What needs to be done
Quote every line below exactly and skip any picture.

Source data
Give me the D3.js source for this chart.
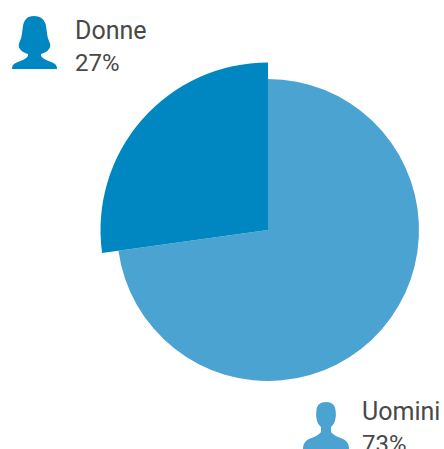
<!DOCTYPE html>
<html>
<head>
<meta charset="utf-8">
<script src="https://cdn.jsdelivr.net/npm/d3@7"></script>
<style>
  html, body { margin: 0; padding: 0; background: #fff; overflow: hidden; }
  text { font-family: Roboto, sans-serif; font-weight: 400; fill: #484848; }
  .name { font-size: 25px; }
  .share { font-size: 24px; }
</style>
</head>
<body>
<div id="container"></div>
<script>
// Share of women / men
const categories = [ 'Donne', 'Uomini' ];
const shares = [ 27, 73 ];
const colors = [ '#0087c1', '#4ba3d1' ];

const width = 444;
const height = 449;
const centerX = 268;
const centerY = 230;
const radii = [ 167.5, 151 ]; //--- the Donne slice sticks out
const startTweak = 0.012; //--- reference slice edge sits a touch lower than 27% exactly

const svg = d3.select( '#container' )
  .append( 'svg' )
  .attr( 'width', width )
  .attr( 'height', height );

//_____ PIE _____
//>>> Donne ends at 12 o'clock
const pieStart = -shares[ 0 ] / 100 * 2 * Math.PI - startTweak;
const pie = d3.pie()
  .sort( null )
  .startAngle( pieStart )
  .endAngle( pieStart + 2 * Math.PI )
  .value( d => d );

const arc = d3.arc().innerRadius( 0 );

//>>> Donne keeps its end at 0, the tweak goes to its start
const slices = pie( shares ).map( ( d, i ) => ( { ...d, i } ) );
slices[ 0 ].endAngle = 0;
slices[ 1 ].startAngle = 0;
slices.reverse(); //--- light slice first so the dark one sits on top

svg.append( 'g' )
  .attr( 'transform', `translate( ${centerX}, ${centerY} )` )
  .selectAll( 'path' )
  .data( slices )
  .enter().append( 'path' )
  .attr( 'd', d => arc.outerRadius( radii[ d.i ] )( d ) )
  .attr( 'fill', d => colors[ d.i ] );

//_____ ICONS _____
const womanIcon = 'M34 16 C27 16 24 20 23 26 C22 32 22 37 20 41 C18.5 44 18 47 20 49 C22 52 25 53 28 54 L28 56 C26 59 22 60.5 18 62 C14 63.5 12 65 12 69 L57 69 C57 65 55 63.5 51 62 C47 60.5 43 59 41 56 L41 54 C44 53 47 52 49 49 C51 47 50.5 44 49 41 C47 37 47 32 46 26 C45 20 41 16 34 16 Z';
const manIcon = 'M326 402 C320 402 317 405 316.5 410 C316 414 316 416 316.5 418 C317 422 318 424 321 427 L321 432 C319 435 314 437 309 439 C305 441 303 444 303 449 L349 449 C349 444 347 441 343 439 C338 437 333 435 331 432 L331 427 C334 424 335 422 335.5 418 C336 416 336 414 335.5 410 C335 405 332 402 326 402 Z';

svg.append( 'path' ).attr( 'd', womanIcon ).attr( 'fill', colors[ 0 ] );
svg.append( 'path' ).attr( 'd', manIcon ).attr( 'fill', colors[ 1 ] );

//_____ LABELS _____
svg.append( 'text' ).attr( 'class', 'name' ).attr( 'x', 75 ).attr( 'y', 39 ).text( categories[ 0 ] );
svg.append( 'text' ).attr( 'class', 'share' ).attr( 'x', 75 ).attr( 'y', 71 ).text( shares[ 0 ] + '%' );
svg.append( 'text' ).attr( 'class', 'name' ).attr( 'x', 362 ).attr( 'y', 420 ).text( categories[ 1 ] );
svg.append( 'text' ).attr( 'class', 'share' ).attr( 'x', 362 ).attr( 'y', 452 ).text( shares[ 1 ] + '%' );
</script>
</body>
</html>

Answer to the task
Give me the D3.js source for this chart.
<!DOCTYPE html>
<html>
<head>
<meta charset="utf-8">
<script src="https://cdn.jsdelivr.net/npm/d3@7"></script>
<style>
  html, body { margin: 0; padding: 0; background: #fff; overflow: hidden; }
  text { font-family: Roboto, sans-serif; font-weight: 400; fill: #484848; }
  .name { font-size: 25px; }
  .share { font-size: 24px; }
</style>
</head>
<body>
<div id="container"></div>
<script>
// Share of women / men
const categories = [ 'Donne', 'Uomini' ];
const shares = [ 27, 73 ];
const colors = [ '#0087c1', '#4ba3d1' ];

const width = 444;
const height = 449;
const centerX = 268;
const centerY = 230;
const radii = [ 167.5, 151 ]; //--- the Donne slice sticks out
const startTweak = 0.012; //--- reference slice edge sits a touch lower than 27% exactly

const svg = d3.select( '#container' )
  .append( 'svg' )
  .attr( 'width', width )
  .attr( 'height', height );

//_____ PIE _____
//>>> Donne ends at 12 o'clock
const pieStart = -shares[ 0 ] / 100 * 2 * Math.PI - startTweak;
const pie = d3.pie()
  .sort( null )
  .startAngle( pieStart )
  .endAngle( pieStart + 2 * Math.PI )
  .value( d => d );

const arc = d3.arc().innerRadius( 0 );

//>>> Donne keeps its end at 0, the tweak goes to its start
const slices = pie( shares ).map( ( d, i ) => ( { ...d, i } ) );
slices[ 0 ].endAngle = 0;
slices[ 1 ].startAngle = 0;
slices.reverse(); //--- light slice first so the dark one sits on top

svg.append( 'g' )
  .attr( 'transform', `translate( ${centerX}, ${centerY} )` )
  .selectAll( 'path' )
  .data( slices )
  .enter().append( 'path' )
  .attr( 'd', d => arc.outerRadius( radii[ d.i ] )( d ) )
  .attr( 'fill', d => colors[ d.i ] );

//_____ ICONS _____
const womanIcon = 'M34 16 C27 16 24 20 23 26 C22 32 22 37 20 41 C18.5 44 18 47 20 49 C22 52 25 53 28 54 L28 56 C26 59 22 60.5 18 62 C14 63.5 12 65 12 69 L57 69 C57 65 55 63.5 51 62 C47 60.5 43 59 41 56 L41 54 C44 53 47 52 49 49 C51 47 50.5 44 49 41 C47 37 47 32 46 26 C45 20 41 16 34 16 Z';
const manIcon = 'M326 402 C320 402 317 405 316.5 410 C316 414 316 416 316.5 418 C317 422 318 424 321 427 L321 432 C319 435 314 437 309 439 C305 441 303 444 303 449 L349 449 C349 444 347 441 343 439 C338 437 333 435 331 432 L331 427 C334 424 335 422 335.5 418 C336 416 336 414 335.5 410 C335 405 332 402 326 402 Z';

svg.append( 'path' ).attr( 'd', womanIcon ).attr( 'fill', colors[ 0 ] );
svg.append( 'path' ).attr( 'd', manIcon ).attr( 'fill', colors[ 1 ] );

//_____ LABELS _____
svg.append( 'text' ).attr( 'class', 'name' ).attr( 'x', 75 ).attr( 'y', 39 ).text( categories[ 0 ] );
svg.append( 'text' ).attr( 'class', 'share' ).attr( 'x', 75 ).attr( 'y', 71 ).text( shares[ 0 ] + '%' );
svg.append( 'text' ).attr( 'class', 'name' ).attr( 'x', 362 ).attr( 'y', 420 ).text( categories[ 1 ] );
svg.append( 'text' ).attr( 'class', 'share' ).attr( 'x', 362 ).attr( 'y', 452 ).text( shares[ 1 ] + '%' );
</script>
</body>
</html>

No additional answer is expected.